Law enforcement agencies today understand that the financing of terrorism does not rely exclusively on donations or sympathetic wealthy backers; it is in fact tangled up with a multitude of transnational organised crimes. This was highlighted by Britain’s HM Treasury in its October 2015 national risk assessment of money laundering and terrorist financing. The report highlights the role that trading and operational activities akin to major multinational companies play in financing terrorism. The report also acknowledges that there is a substantial overlap between terrorist financing and money laundering, with terrorists and organised criminals adopting the same methods to move and hide funds.

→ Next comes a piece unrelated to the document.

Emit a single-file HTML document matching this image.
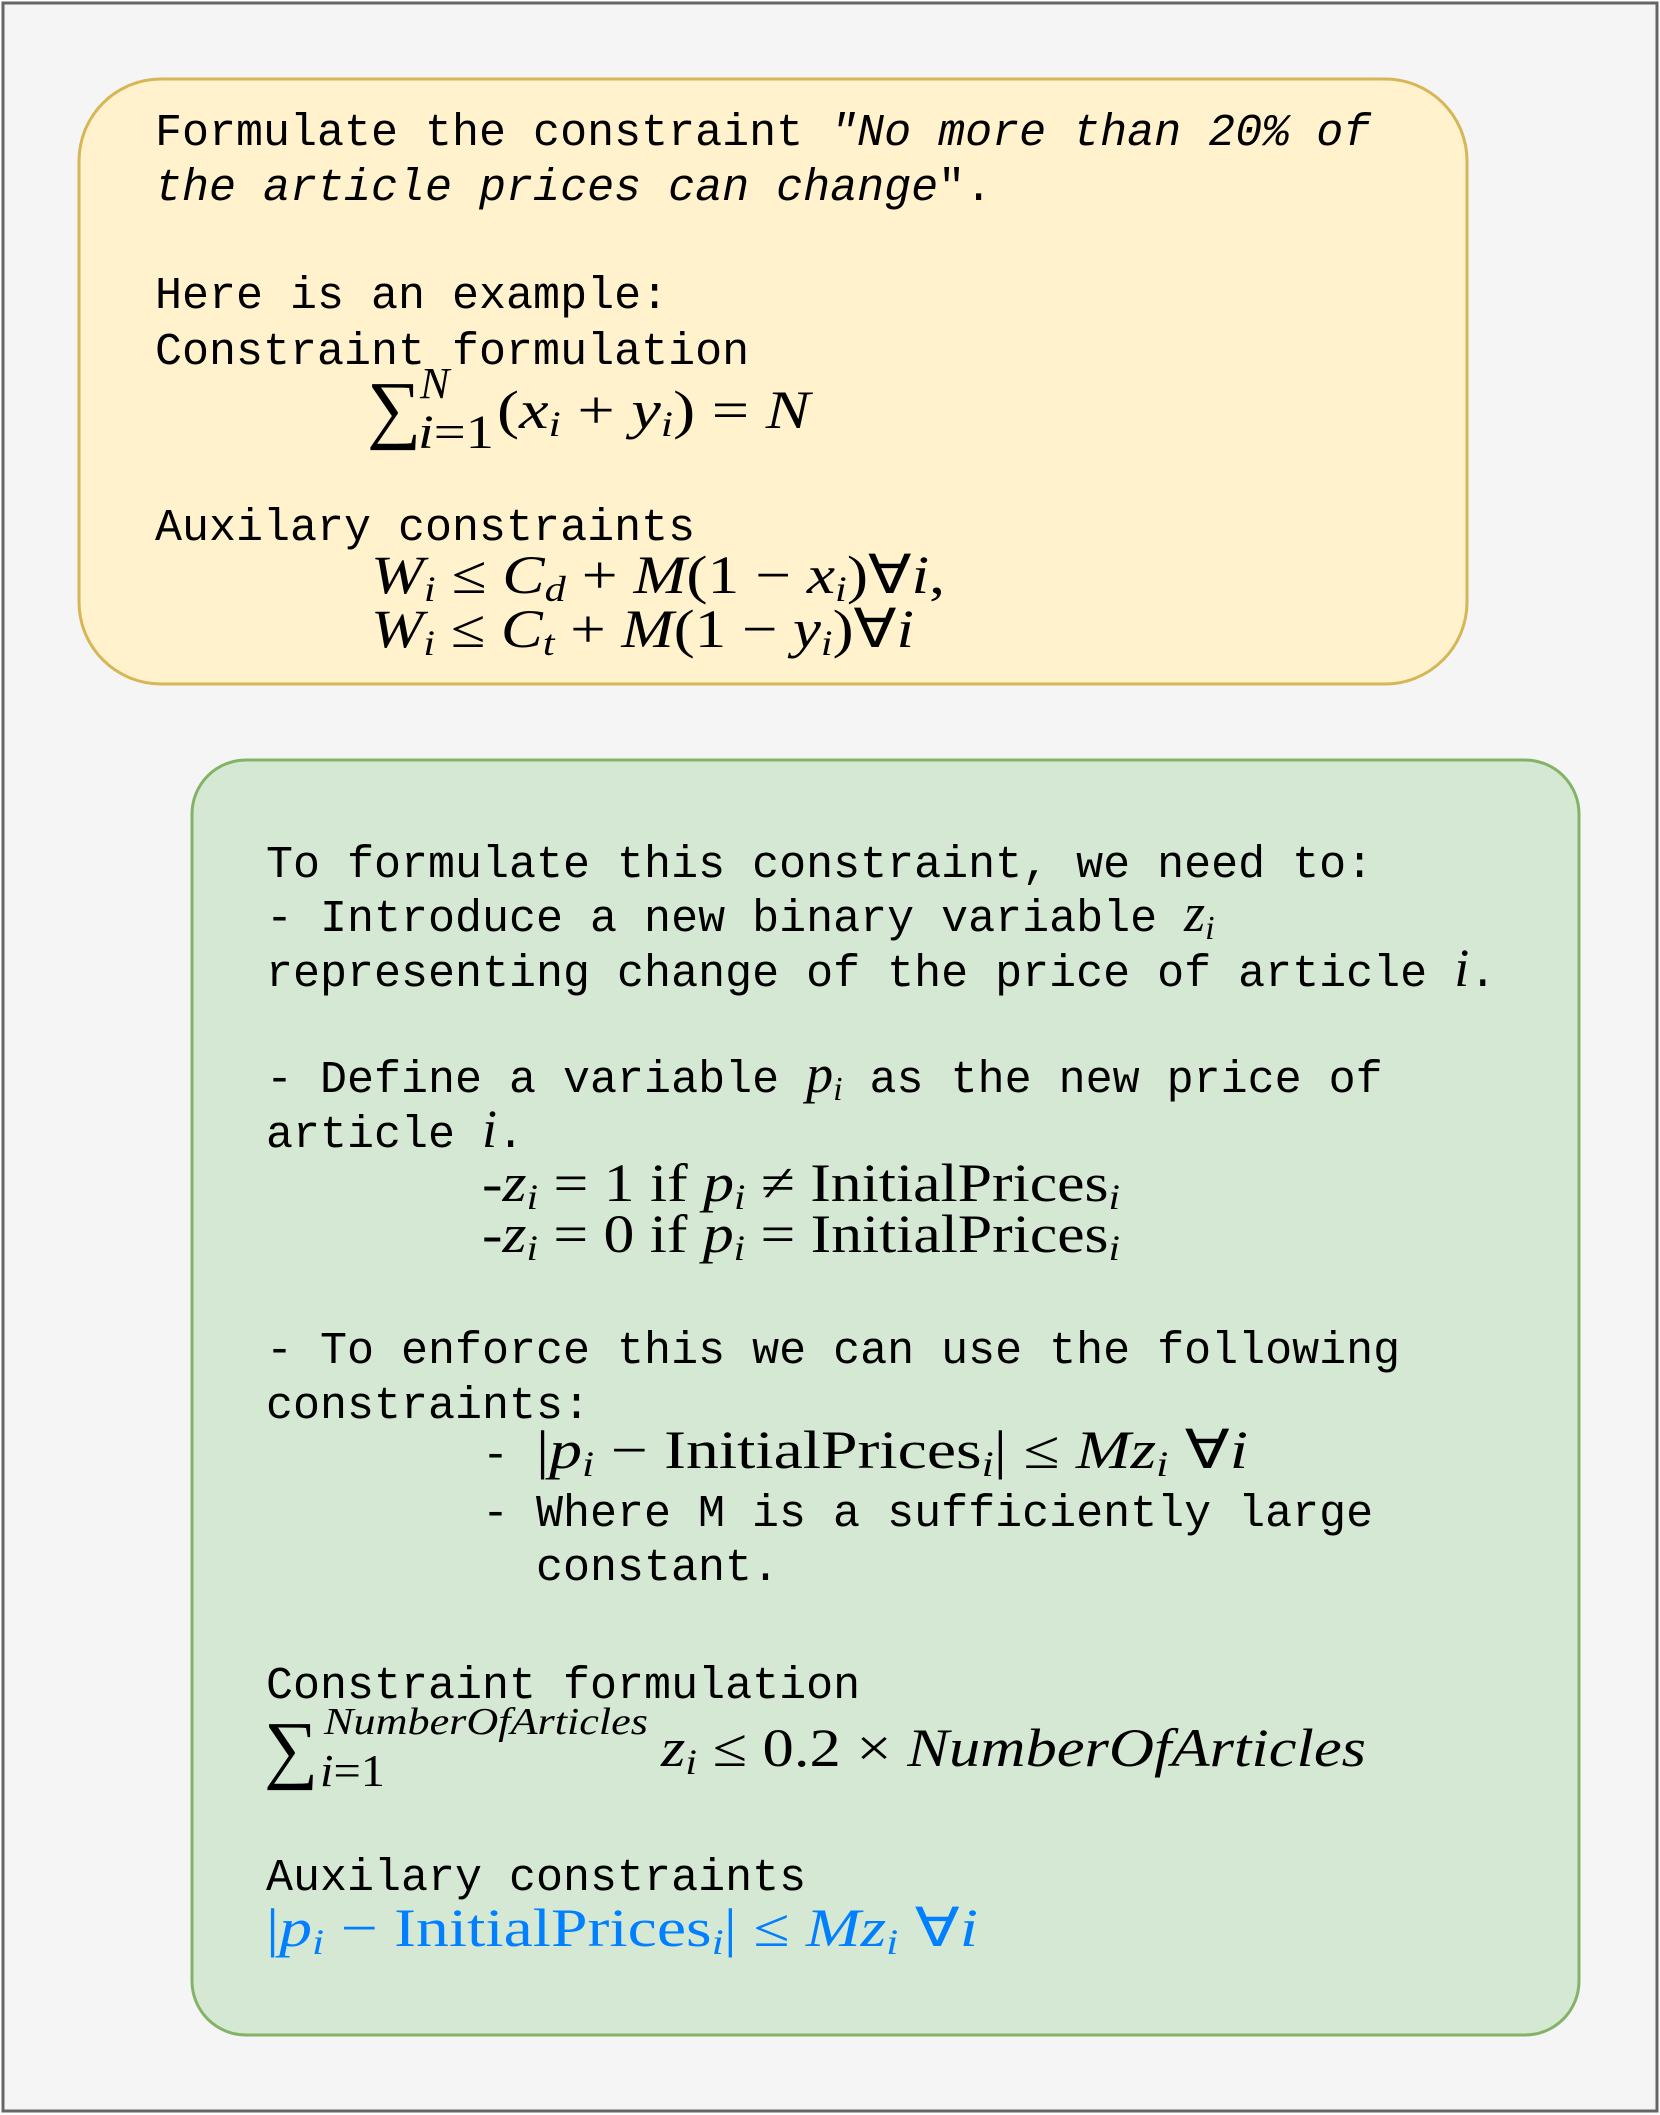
<!DOCTYPE html>
<html><head><meta charset="utf-8"><style>
html,body{margin:0;padding:0;background:#fff}
svg{display:block}
.m{font-family:"Liberation Mono",monospace;font-size:45px;fill:#000}
.s{font-family:"Liberation Serif",serif;font-size:54px;fill:#000}
.i{font-style:italic}
</style></head><body>
<svg width="1660" height="2115" viewBox="0 0 1660 2115" xmlns="http://www.w3.org/2000/svg">
<rect x="3" y="3" width="1654" height="2108" fill="#f5f5f5" stroke="#666" stroke-width="3"/>
<rect x="79" y="79" width="1388" height="605" rx="82" ry="82" fill="#fff2cc" stroke="#d6b656" stroke-width="3"/>
<rect x="192" y="760" width="1387" height="1275" rx="54" ry="54" fill="#d5e8d4" stroke="#82b366" stroke-width="3"/>

<!-- yellow -->
<text class="m" x="155" y="145">Formulate the constraint <tspan font-style="italic">"No more than 20% of</tspan></text>
<text class="m" x="155" y="200"><tspan font-style="italic">the article prices can change</tspan>".</text>
<text class="m" x="155" y="308">Here is an example:</text>
<text class="m" x="155" y="364">Constraint formulation</text>
<text class="s" x="367" y="434" style="font-size:76px">∑</text>
<text class="s i" x="420" y="398" style="font-size:44px">N</text>
<text class="s" x="418" y="448" style="font-size:48px" textLength="76" lengthAdjust="spacingAndGlyphs"><tspan font-style="italic">i</tspan>=1</text>
<text class="s" x="497" y="428" textLength="313" lengthAdjust="spacingAndGlyphs">(<tspan font-style="italic">x</tspan><tspan font-style="italic" font-size="36" dy="8">i</tspan><tspan dy="-8"> + </tspan><tspan font-style="italic">y</tspan><tspan font-style="italic" font-size="36" dy="8">i</tspan><tspan dy="-8">) = </tspan><tspan font-style="italic">N</tspan></text>
<text class="m" x="155" y="540">Auxilary constraints</text>
<text class="s" x="371" y="593" textLength="574" lengthAdjust="spacingAndGlyphs"><tspan font-style="italic">W</tspan><tspan font-style="italic" font-size="36" dy="8">i</tspan><tspan dy="-8"> ≤ </tspan><tspan font-style="italic">C</tspan><tspan font-style="italic" font-size="36" dy="8">d</tspan><tspan dy="-8"> + </tspan><tspan font-style="italic">M</tspan>(1 − <tspan font-style="italic">x</tspan><tspan font-style="italic" font-size="36" dy="8">i</tspan><tspan dy="-8">)∀</tspan><tspan font-style="italic">i</tspan>,</text>
<text class="s" x="371" y="647" textLength="543" lengthAdjust="spacingAndGlyphs"><tspan font-style="italic">W</tspan><tspan font-style="italic" font-size="36" dy="8">i</tspan><tspan dy="-8"> ≤ </tspan><tspan font-style="italic">C</tspan><tspan font-style="italic" font-size="36" dy="8">t</tspan><tspan dy="-8"> + </tspan><tspan font-style="italic">M</tspan>(1 − <tspan font-style="italic">y</tspan><tspan font-style="italic" font-size="36" dy="8">i</tspan><tspan dy="-8">)∀</tspan><tspan font-style="italic">i</tspan></text>

<!-- green -->
<text class="m" x="266" y="877">To formulate this constraint, we need to:</text>
<text class="m" x="266" y="931">- Introduce a new binary variable <tspan class="s i">z</tspan><tspan class="i" style="font-family:'Liberation Serif',serif;font-size:34px" dy="8">i</tspan></text>
<text class="m" x="266" y="986">representing change of the price of article <tspan class="s i">i</tspan>.</text>
<text class="m" x="266" y="1092">- Define a variable <tspan class="s i">p</tspan><tspan class="i" style="font-family:'Liberation Serif',serif;font-size:34px" dy="8">i</tspan><tspan dy="-8"> as the new price of</tspan></text>
<text class="m" x="266" y="1147">article <tspan class="s i">i</tspan>.</text>
<text class="s" x="482" y="1201" textLength="638" lengthAdjust="spacingAndGlyphs">-<tspan font-style="italic">z</tspan><tspan font-style="italic" font-size="36" dy="8">i</tspan><tspan dy="-8"> = 1 if </tspan><tspan font-style="italic">p</tspan><tspan font-style="italic" font-size="36" dy="8">i</tspan><tspan dy="-8"> ≠ InitialPrices</tspan><tspan font-style="italic" font-size="36" dy="8">i</tspan></text>
<text class="s" x="482" y="1252" textLength="638" lengthAdjust="spacingAndGlyphs">-<tspan font-style="italic">z</tspan><tspan font-style="italic" font-size="36" dy="8">i</tspan><tspan dy="-8"> = 0 if </tspan><tspan font-style="italic">p</tspan><tspan font-style="italic" font-size="36" dy="8">i</tspan><tspan dy="-8"> = InitialPrices</tspan><tspan font-style="italic" font-size="36" dy="8">i</tspan></text>
<text class="m" x="266" y="1363">- To enforce this we can use the following</text>
<text class="m" x="266" y="1418">constraints:</text>
<text class="m" x="482" y="1468">-</text>
<text class="s" x="536" y="1468" textLength="712" lengthAdjust="spacingAndGlyphs">|<tspan font-style="italic">p</tspan><tspan font-style="italic" font-size="36" dy="8">i</tspan><tspan dy="-8"> − InitialPrices</tspan><tspan font-style="italic" font-size="36" dy="8">i</tspan><tspan dy="-8">| ≤ </tspan><tspan font-style="italic">Mz</tspan><tspan font-style="italic" font-size="36" dy="8">i</tspan><tspan dy="-8">     ∀</tspan><tspan font-style="italic">i</tspan></text>
<text class="m" x="482" y="1526">- Where M is a sufficiently large</text>
<text class="m" x="536" y="1580">constant.</text>
<text class="m" x="266" y="1698">Constraint formulation</text>
<text class="s" x="264" y="1774" style="font-size:76px">∑</text>
<text class="s i" x="324" y="1734" style="font-size:38px" textLength="324" lengthAdjust="spacingAndGlyphs">NumberOfArticles</text>
<text class="s" x="320" y="1786" style="font-size:46px" textLength="65" lengthAdjust="spacingAndGlyphs"><tspan font-style="italic">i</tspan>=1</text>
<text class="s" x="661" y="1766" textLength="705" lengthAdjust="spacingAndGlyphs"><tspan font-style="italic">z</tspan><tspan font-style="italic" font-size="36" dy="8">i</tspan><tspan dy="-8"> ≤ 0.2 × </tspan><tspan font-style="italic">NumberOfArticles</tspan></text>
<text class="m" x="266" y="1890">Auxilary constraints</text>
<text class="s" x="266" y="1946" style="fill:#007fff" textLength="712" lengthAdjust="spacingAndGlyphs">|<tspan font-style="italic">p</tspan><tspan font-style="italic" font-size="36" dy="8">i</tspan><tspan dy="-8"> − InitialPrices</tspan><tspan font-style="italic" font-size="36" dy="8">i</tspan><tspan dy="-8">| ≤ </tspan><tspan font-style="italic">Mz</tspan><tspan font-style="italic" font-size="36" dy="8">i</tspan><tspan dy="-8">     ∀</tspan><tspan font-style="italic">i</tspan></text>
</svg>
</body></html>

Islamic State is the richest terrorist group in the world, with an estimated annual turnover of between $2 billion and $3 billion, though precise estimates are very difficult. By comparison, the Real IRA, which is the ninth richest terrorist group in the world, has an annual income of around $50 million, mainly from arms smuggling and drug trafficking. Islamic State’s control over substantial territory allows it to generate considerable amounts of money from organised crime, including the smuggling of oil and antiquities and taxing those smuggling drugs and people, as well the through levying taxes and fines on the populations of the areas it controls.
Table 1 outlines Islamic State’s principal sources of income. This does not include one-off gains, such as the looting of Iraqi banks, or income from legitimate enterprises, such as agriculture.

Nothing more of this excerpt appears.